Progressive collapse design of seismic steel frames using structural optimization

Abstract

This paper uses structural optimization techniques to cost-effectively design seismic steel moment frames with enhanced resistance to progressive collapse, which is triggered by the sudden removal of critical columns. The potential for progressive collapse is assessed using the alternate path method with each of the three analysis procedures (i.e., linear static, nonlinear static, and nonlinear dynamic), as provided in the United States Department of Defense United Facilities Criteria (UFC) Design of Buildings to Resist Progressive Collapse.

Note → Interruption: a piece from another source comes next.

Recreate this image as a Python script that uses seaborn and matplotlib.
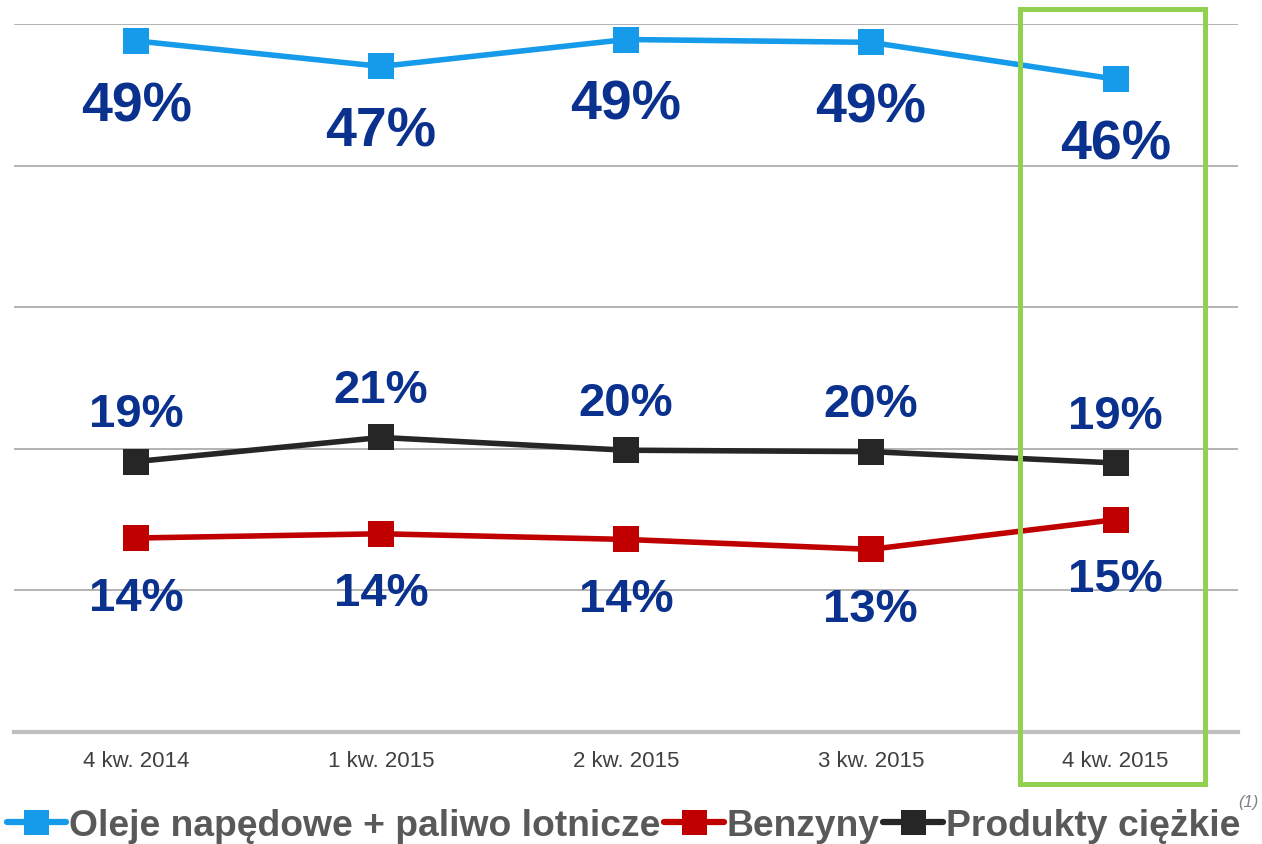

As a numerical example, member sizes of a two-dimensional, nine-story, three-bay regular steel immediate moment frame are optimally determined such that the total steel weight is minimized while the design satisfies both AISC seismic provisions and UFC progressive collapse requirements. Optimization results for the example frame reveal that the traditional minimum weight seismic design, which does not explicitly consider progressive collapse, fails to meet the UFC alternate path criteria associated with any analysis procedure. Progressive collapse design optimization using the linear static procedure produces the most conservative and consequently heaviest design against progressive collapse. In contrast, the more accurate nonlinear static and dynamic procedures lead to more economical designs with UFC-acceptable resistance to progressive collapse, at the expenses of considerable modeling and computing efforts.